Perlindungan Hukum Pekerja Freelance dan Informal Perlu Diperkuat
Berita

Perlindungan Hukum Pekerja Freelance dan Informal Perlu Diperkuat

Ketentuan yang mengatur pekerja freelance perlu diatur secara rinci dalam Peraturan Menteri. Perlu juga merevisi UU Ketenagakerjaan yang memuat perlindungan pekerja freelance dan informal.

Ady Thea DA
Bacaan 2 Menit
Perlindungan Hukum Pekerja Freelance dan Informal Perlu Diperkuat
Hukumonline

Undang-Undang (UU) No.13 Tahun 2003 tentang Ketenagakerjaan menyebutkan hubungan kerja terjadi karena adanya perjanjian kerja antara pengusaha dan pekerja/buruh. Perjanjian kerja itu dibuat atas dasar kesepakatan kedua belah pihak; kemampuan/kecakapan melakukan perbuatan hukum; adanya pekerjaan yang diperjanjikan; dan pekerjaan yang diperjanjikan tidak bertentangan dengan ketertiban umum, kesusilaan, dan peraturan perundang-undangan yang berlaku.

 

Perjanjian kerja dibuat untuk waktu tertentu (PKWT) atau untuk waktu tidak tertentu (PKWTT). Untuk PKWT dibuat secara tertulis, berbahasa Indonesia dan huruf latin. PKWT yang tidak dibuat secara tertulis dinyatakan sebagai PKWTT. Ketentuan lebih lanjut mengenai PKWT diatur dalam Kepmenakertrans No.100 Tahun 2004.

 

Kepmenakertrans ini mengatur beberapa jenis PKWT, salah satunya perjanjian kerja harian lepas atau dikenal dengan istilah freelance.

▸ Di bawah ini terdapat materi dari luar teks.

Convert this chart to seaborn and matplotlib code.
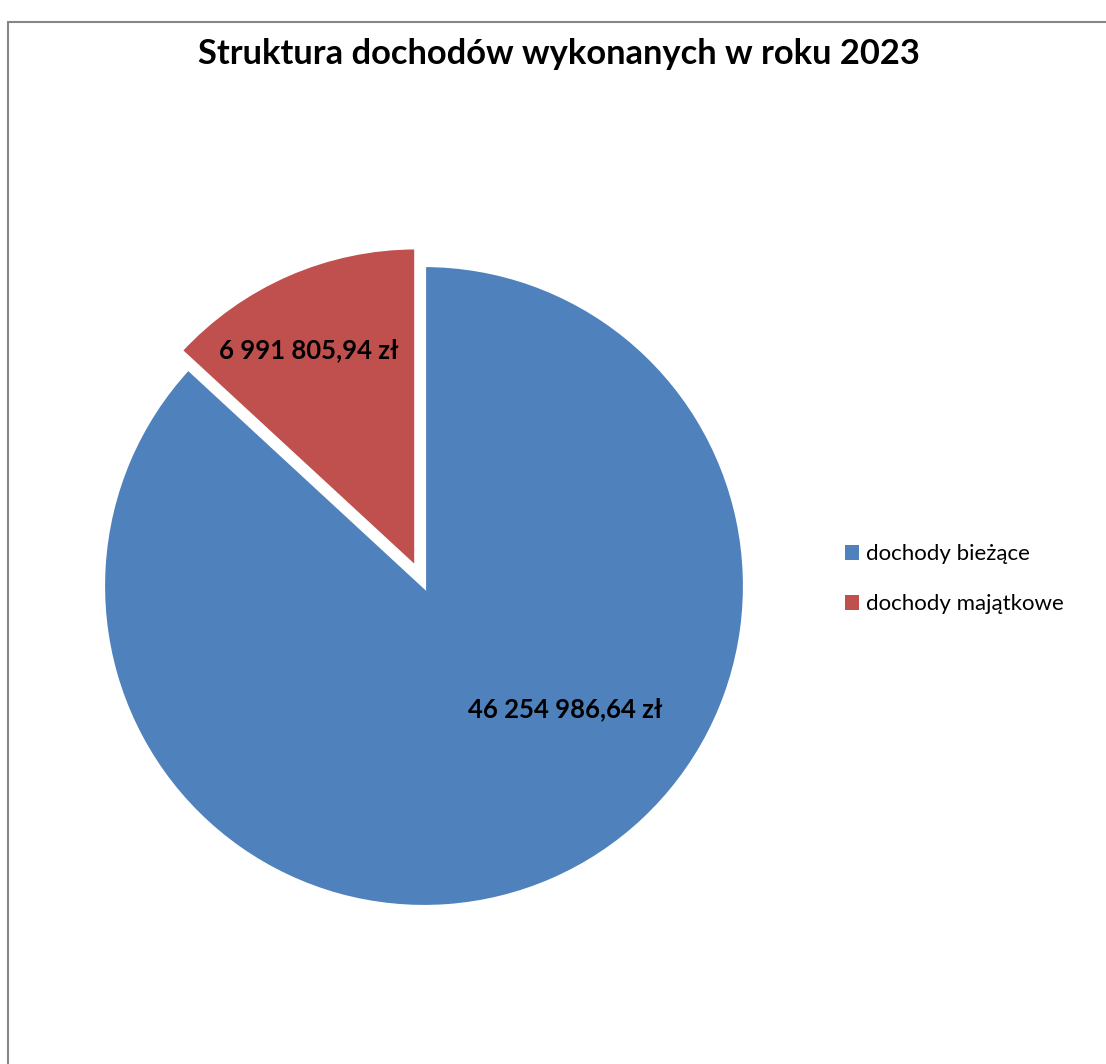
import numpy as np
import seaborn as sns
import matplotlib.pyplot as plt
from matplotlib.patches import Rectangle, Patch

# data
categories = ["dochody bieżące", "dochody majątkowe"]
values = [46254986.64, 6991805.94]
value_labels = ["46 254 986,64 zł", "6 991 805,94 zł"]
explode = [0.0, 0.06]
title = "Struktura dochodów wykonanych w roku 2023"

sns.set_theme(style="white")
plt.rcParams['font.family'] = ['Lato', 'DejaVu Sans']
plt.rcParams['text.color'] = 'black'

colors = ["#4F81BD", "#C0504D"]

W, H = 1106, 1064
fig = plt.figure(figsize=(W / 100, H / 100), dpi=100)

# chart frame (runs off the right and bottom edges)
fig.patches.append(Rectangle((8 / W, -0.1), 1.2, 1 - 22 / H + 0.1, transform=fig.transFigure,
                             fill=False, edgecolor="#868686", linewidth=1.5))

# pie centre at (424, 586) px, radius 321 px
r_px = 321
lim = 1.2
size = 2 * lim * r_px
ax = fig.add_axes([(424 - size / 2) / W, (H - 586 - size / 2) / H, size / W, size / H])

wedges, _ = ax.pie(values, colors=colors, startangle=90, counterclock=False,
                   explode=explode, wedgeprops=dict(edgecolor="white", linewidth=3))
ax.set_xlim(-lim, lim)
ax.set_ylim(-lim, lim)
ax.axis("off")

# data labels (positions in pie-radius units)
label_pos = [(0.44, -0.385), (-0.36, 0.735)]
for (x, y), txt in zip(label_pos, value_labels):
    ax.text(x, y, txt, ha="center", va="center", fontsize=18.5, fontweight="bold", color="black")

fig.text(559 / W, 1 - 54 / H, title, ha="center", va="center", fontsize=24.8,
         fontweight="bold", color="black")

handles = [Patch(facecolor=c, edgecolor="none") for c in colors]
fig.legend(handles, categories, loc="center left", bbox_to_anchor=(825 / W, 1 - 579.5 / H),
           frameon=False, fontsize=16, handlelength=0.65, handleheight=0.65,
           handletextpad=0.3, labelspacing=1.35, labelcolor="black")

fig.savefig("out.png", dpi=100, facecolor="white")
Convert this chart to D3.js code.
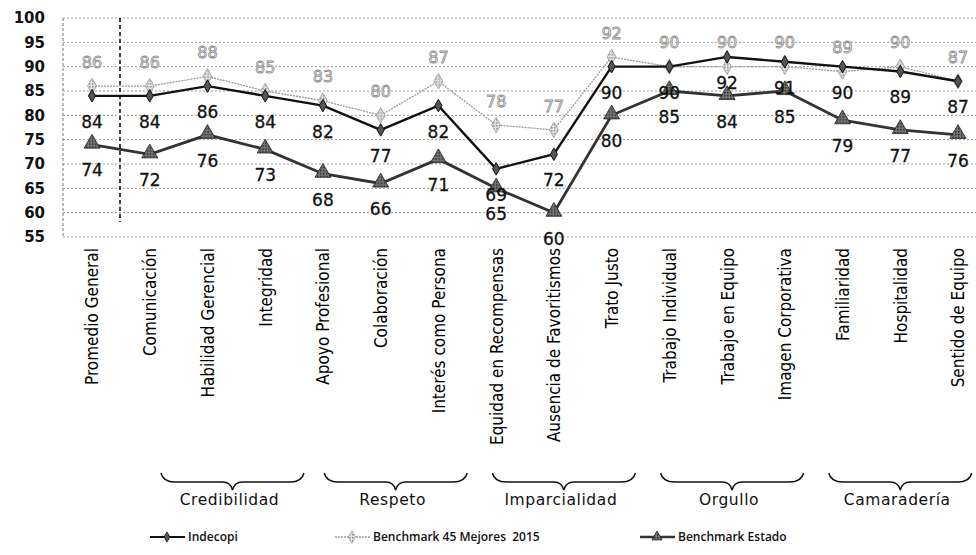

Faktanya, perjanjian kerja freelance ini digunakan untuk berbagai jenis perusahaan termasuk di industri media dan kreatif. Pada industri media, pekerja freelance khususnya untuk jabatan kontributor.

 

Koordinator Advokasi Serikat Pekerja Media dan Industri Kreatif (Sindikasi), Nur Aini melihat pekerja lepas sering menghadapi kondisi kerja yang buruk, seperti upah telat, kurang atau tidak dibayar. “Seringkali pekerja freelance bekerja tanpa batas waktu, upah lembur, jaminan sosial, kesehatan, serta perlindungan keselamatan kerja,” kata Nur dalam keterangannya, Senin (1/4/2019).

 

Terpisah, Direktur LBH Pers Ade Wahyudin mengatakan sejak awal seringkali perjanjian kerja tidak dibuat secara tertulis. Akibatnya, tidak ada norma yang jelas mengenai hak dan kewajiban para pihak. Padahal, dalam peraturan perundang-undangan yang berlaku perjanjian kerja jenis PKWT harus dibuat secara tertulis.

 

Ade menerangkan Kepmenakertrans No.100 Tahun 2004 mengatur perjanjian kerja harian lepas ini sekurang-kurangnya memuat nama/alamat perusahaan atau pemberi kerja; nama/alamat pekerja/buruh; jenis pekerjaan; besaran upah dan/atau imbalan lainnya. Ade mengingatkan PKWT yang tidak dibuat dalam bahasa Indonesia dan huruf latin berubah menjadi PKWTT sejak adanya hubungan kerja.

 

Dia menilai Kepmenakertrans No.100 Tahun 2004 tidak merinci secara jelas kategori pekerja harian lepas. Karena itu, harus ada peraturan yang lebih tinggi, misalnya Peraturan Menteri untuk menegaskan apa saja hak dan kewajiban masing-masing pihak. Seperti, kewajiban pemberi kerja untuk mengikutsertakan pekerja lepas dalam program jaminan sosial.